MEMPHIS, Tenn. (WMC) - The Shelby County Health Department reported 89 new cases of COVID-19 Tuesday, the first two-digit increase since June. But some of the good news is tempered by the fact that cases of the virus will likely increase as schools and athletics have resumed.
“We are going to be paying very close attention to school openings and activities and outcomes related to that,” said Shelby County Health Department Director Alisa Haushalter Tuesday.
As students head back to classrooms within the county and sports take place, officials are keeping their eyes open for potential COVID-19 clusters. Harding Academy announced a transition to virtual learning for its high school after multiple confirmed cases among members of its athletics teams.
“I would challenge those of you who want to go to a football game this Friday to think ahead of time about how you’re going to social distance when you’re there,” said Haushalter.
The Shelby County Health Department announced last week they advised against contact sports in the county, even though Tennessee Gov. Bill Lee permitted them through executive order.
Officials said testing sites are anticipating increased utilization in the weeks to come. The squeeze on test slots from earlier this summer has slowed, but they believe it’s likely just a temporary reprieve.
“Cold and flu season is a couple of months away, and school just started in session. We know demand is possible to increase in the future,” said Jenny Bartlett-Prescott, with Church Health. “We are starting to see cases come out of fall contact sports.

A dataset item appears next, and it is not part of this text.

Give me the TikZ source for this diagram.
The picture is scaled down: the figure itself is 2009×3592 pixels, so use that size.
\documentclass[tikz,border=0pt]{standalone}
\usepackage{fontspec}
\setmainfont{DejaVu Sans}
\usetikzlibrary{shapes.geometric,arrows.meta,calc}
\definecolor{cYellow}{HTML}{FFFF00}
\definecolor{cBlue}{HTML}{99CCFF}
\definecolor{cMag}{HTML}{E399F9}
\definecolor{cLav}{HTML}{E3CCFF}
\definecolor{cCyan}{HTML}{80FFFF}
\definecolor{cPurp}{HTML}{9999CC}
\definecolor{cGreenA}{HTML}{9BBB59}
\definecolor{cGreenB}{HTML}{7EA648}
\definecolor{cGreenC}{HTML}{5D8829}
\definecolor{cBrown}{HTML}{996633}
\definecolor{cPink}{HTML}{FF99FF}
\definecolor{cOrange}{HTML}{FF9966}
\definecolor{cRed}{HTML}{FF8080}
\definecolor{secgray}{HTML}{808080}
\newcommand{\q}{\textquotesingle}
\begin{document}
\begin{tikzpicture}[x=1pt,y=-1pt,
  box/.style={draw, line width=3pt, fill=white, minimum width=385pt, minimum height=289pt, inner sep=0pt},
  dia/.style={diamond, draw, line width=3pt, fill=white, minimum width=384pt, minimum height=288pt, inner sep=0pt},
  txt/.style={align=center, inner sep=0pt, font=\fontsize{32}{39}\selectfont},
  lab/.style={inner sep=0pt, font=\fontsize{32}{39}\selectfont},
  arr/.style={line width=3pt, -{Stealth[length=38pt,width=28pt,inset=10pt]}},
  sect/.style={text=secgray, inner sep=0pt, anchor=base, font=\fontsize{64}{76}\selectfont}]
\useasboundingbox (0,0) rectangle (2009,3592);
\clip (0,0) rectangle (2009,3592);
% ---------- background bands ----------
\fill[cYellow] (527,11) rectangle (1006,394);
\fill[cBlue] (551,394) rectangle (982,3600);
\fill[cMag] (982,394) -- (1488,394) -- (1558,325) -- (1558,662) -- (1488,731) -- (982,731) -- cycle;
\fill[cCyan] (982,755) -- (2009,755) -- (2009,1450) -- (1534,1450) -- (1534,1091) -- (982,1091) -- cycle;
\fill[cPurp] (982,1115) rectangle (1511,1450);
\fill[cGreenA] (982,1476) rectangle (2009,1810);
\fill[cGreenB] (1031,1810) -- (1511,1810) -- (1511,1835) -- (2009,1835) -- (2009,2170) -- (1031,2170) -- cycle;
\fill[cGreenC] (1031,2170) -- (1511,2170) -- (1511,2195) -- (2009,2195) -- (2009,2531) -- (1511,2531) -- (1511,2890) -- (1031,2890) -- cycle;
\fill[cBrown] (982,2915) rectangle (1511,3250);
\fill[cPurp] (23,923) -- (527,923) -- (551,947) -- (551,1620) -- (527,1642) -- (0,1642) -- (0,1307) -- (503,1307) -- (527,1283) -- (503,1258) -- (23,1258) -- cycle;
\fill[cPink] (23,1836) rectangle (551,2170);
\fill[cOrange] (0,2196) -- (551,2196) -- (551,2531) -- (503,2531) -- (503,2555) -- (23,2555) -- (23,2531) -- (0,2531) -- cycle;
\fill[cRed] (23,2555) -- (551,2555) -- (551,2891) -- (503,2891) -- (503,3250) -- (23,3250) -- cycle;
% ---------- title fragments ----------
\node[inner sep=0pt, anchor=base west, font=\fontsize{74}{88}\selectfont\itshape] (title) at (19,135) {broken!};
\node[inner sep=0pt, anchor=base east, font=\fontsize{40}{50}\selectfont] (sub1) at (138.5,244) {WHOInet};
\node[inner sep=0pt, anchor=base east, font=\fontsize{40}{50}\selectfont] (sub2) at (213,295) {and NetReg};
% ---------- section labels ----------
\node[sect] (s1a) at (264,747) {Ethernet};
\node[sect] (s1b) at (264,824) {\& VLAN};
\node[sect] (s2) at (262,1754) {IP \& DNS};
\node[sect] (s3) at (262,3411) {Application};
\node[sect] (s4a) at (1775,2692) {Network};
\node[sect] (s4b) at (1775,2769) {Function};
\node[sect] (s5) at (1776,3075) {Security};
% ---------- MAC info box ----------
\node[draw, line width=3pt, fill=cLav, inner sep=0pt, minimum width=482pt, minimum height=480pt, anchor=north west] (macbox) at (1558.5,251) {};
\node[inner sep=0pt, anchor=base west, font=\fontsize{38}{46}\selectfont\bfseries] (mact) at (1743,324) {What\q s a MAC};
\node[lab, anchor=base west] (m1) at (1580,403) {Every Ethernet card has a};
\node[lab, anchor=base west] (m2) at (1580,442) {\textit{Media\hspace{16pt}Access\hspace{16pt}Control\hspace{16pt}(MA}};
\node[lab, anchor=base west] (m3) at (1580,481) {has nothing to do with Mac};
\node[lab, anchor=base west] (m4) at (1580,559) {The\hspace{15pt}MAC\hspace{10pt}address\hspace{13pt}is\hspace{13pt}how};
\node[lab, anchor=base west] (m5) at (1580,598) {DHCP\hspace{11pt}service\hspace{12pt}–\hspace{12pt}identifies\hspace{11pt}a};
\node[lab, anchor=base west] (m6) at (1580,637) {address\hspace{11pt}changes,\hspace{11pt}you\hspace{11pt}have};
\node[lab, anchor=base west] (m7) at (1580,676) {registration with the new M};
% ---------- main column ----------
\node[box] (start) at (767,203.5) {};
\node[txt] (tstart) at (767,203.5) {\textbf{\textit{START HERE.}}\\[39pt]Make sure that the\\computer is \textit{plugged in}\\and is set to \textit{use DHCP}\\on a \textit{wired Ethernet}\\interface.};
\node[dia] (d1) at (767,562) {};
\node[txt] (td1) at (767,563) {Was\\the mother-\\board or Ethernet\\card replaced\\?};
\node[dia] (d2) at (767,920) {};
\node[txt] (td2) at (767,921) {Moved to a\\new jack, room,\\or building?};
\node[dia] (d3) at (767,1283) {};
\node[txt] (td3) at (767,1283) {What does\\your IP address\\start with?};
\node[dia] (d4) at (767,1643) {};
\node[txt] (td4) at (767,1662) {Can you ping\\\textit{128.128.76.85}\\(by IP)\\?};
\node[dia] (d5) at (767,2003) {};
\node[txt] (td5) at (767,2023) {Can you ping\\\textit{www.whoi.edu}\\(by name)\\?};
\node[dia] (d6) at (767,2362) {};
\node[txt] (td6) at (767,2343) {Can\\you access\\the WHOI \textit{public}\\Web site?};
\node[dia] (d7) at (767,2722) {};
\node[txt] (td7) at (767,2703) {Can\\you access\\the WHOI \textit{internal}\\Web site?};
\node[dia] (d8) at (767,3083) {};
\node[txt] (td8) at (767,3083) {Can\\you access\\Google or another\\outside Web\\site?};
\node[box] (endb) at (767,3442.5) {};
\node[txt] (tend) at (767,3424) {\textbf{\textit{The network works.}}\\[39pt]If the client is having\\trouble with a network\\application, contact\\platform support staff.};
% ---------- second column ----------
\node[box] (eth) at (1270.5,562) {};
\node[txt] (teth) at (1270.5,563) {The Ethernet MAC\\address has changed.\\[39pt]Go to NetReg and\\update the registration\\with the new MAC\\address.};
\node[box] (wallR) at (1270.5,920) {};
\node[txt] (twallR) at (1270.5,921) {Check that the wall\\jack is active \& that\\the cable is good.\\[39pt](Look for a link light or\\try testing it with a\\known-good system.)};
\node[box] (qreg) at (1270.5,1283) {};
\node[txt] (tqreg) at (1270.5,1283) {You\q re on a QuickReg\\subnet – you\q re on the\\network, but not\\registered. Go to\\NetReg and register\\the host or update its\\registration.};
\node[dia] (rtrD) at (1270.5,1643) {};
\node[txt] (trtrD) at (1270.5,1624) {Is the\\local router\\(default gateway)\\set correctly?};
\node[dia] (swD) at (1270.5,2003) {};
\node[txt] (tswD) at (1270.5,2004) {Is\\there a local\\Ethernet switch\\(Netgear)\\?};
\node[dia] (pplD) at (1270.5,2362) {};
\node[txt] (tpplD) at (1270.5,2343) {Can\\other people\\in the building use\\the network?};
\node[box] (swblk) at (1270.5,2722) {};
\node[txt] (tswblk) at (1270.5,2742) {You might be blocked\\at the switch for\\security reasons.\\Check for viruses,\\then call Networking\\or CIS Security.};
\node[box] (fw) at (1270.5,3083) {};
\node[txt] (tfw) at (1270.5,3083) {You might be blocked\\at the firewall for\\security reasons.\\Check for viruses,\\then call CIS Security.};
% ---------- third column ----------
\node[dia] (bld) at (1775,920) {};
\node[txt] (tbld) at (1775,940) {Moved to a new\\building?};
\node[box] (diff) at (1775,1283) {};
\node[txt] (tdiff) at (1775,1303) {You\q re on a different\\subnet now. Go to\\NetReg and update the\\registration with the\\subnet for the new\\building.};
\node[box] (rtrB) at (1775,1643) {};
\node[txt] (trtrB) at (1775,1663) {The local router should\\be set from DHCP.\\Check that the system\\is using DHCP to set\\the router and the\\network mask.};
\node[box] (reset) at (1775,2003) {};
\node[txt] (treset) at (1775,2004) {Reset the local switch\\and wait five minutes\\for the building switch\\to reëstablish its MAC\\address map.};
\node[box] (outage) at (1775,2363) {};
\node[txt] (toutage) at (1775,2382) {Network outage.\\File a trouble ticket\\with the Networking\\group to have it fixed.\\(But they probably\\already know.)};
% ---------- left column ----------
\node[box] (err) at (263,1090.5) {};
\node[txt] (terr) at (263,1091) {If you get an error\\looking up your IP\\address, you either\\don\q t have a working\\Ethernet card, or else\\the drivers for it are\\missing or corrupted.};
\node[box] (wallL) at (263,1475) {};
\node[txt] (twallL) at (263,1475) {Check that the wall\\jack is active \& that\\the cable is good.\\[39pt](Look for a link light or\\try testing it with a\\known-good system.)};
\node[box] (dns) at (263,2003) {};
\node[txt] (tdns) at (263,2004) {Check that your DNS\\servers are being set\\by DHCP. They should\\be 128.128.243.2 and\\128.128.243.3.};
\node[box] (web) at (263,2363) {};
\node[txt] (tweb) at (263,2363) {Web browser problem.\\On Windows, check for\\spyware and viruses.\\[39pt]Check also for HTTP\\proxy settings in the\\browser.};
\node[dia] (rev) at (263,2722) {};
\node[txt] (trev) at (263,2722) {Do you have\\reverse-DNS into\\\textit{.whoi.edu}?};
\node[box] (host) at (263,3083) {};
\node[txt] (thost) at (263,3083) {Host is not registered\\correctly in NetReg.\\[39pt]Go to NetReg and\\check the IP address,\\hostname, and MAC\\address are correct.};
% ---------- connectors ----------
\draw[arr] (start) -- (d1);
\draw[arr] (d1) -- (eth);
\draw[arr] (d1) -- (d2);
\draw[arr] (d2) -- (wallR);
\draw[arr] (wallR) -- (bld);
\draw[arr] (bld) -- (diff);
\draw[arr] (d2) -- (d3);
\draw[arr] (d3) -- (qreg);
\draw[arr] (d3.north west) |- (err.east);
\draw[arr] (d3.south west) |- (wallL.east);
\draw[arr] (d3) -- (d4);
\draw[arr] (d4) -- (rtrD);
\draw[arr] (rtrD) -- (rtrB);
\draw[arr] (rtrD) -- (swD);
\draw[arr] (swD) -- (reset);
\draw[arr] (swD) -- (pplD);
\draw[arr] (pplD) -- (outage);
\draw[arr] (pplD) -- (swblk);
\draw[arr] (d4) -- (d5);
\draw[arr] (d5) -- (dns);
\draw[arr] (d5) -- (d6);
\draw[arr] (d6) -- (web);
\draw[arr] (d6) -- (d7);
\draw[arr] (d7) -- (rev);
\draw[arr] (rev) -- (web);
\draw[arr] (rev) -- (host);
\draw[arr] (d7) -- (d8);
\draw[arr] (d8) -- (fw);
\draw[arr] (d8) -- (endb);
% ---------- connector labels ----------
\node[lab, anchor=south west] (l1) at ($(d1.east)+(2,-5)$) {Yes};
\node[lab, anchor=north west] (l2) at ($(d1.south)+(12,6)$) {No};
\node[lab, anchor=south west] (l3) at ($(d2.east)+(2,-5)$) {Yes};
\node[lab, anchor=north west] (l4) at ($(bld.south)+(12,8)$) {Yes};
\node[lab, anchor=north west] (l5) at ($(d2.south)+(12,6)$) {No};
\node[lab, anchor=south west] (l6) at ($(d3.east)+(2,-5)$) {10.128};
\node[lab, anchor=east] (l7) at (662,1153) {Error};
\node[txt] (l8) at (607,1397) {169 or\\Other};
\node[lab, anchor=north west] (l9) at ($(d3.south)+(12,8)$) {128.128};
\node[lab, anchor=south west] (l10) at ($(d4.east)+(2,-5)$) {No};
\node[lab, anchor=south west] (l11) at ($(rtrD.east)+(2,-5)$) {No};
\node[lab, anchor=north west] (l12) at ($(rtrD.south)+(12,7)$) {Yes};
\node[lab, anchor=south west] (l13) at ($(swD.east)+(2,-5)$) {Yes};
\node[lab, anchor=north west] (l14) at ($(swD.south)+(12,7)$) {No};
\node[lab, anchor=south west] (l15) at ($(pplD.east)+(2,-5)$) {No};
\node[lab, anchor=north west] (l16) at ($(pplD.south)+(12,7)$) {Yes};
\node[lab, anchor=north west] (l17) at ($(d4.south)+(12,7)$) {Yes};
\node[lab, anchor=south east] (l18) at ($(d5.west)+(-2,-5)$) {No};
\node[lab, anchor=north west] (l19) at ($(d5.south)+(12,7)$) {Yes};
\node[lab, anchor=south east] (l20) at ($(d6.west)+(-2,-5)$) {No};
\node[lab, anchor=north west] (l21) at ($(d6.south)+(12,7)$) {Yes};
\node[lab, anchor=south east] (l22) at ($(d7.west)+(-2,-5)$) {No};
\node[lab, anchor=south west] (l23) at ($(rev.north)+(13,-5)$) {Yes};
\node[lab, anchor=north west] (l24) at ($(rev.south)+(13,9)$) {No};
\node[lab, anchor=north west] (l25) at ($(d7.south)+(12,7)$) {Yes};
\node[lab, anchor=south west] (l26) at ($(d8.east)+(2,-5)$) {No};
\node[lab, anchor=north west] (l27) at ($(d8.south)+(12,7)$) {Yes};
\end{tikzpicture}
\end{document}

Our test sites are aligned and coordinated to pay attention to our capacity.”
Haushalter said the run on tests earlier this summer was likely because of more illness circulating in the community and people seeking “assurance testing” around the July 4 holiday. While those without symptoms could access testing currently, officials said that is not guaranteed if cases increase.
She added one team of the department’s 141 newly-hired contact tracers will focus exclusively on clusters within schools, with the goal of ordering quick isolation and quarantine when confirmed cases are identified.
“We have been in partnership with the schools. We’ll continue to be in close partnership with the school, and it’s really going to take the schools as well as the health department and families to be able to identify contacts quickly and get them quarantined,” she said.
However, she noted the department would not be releasing specific information on individual cases among children or within the county’s school systems.
“One of our responsibilities in health care and public health is to assure the privacy of individuals. And so at the current time, relative to children in schools, we will not be releasing specific information on children or their school systems,” she said.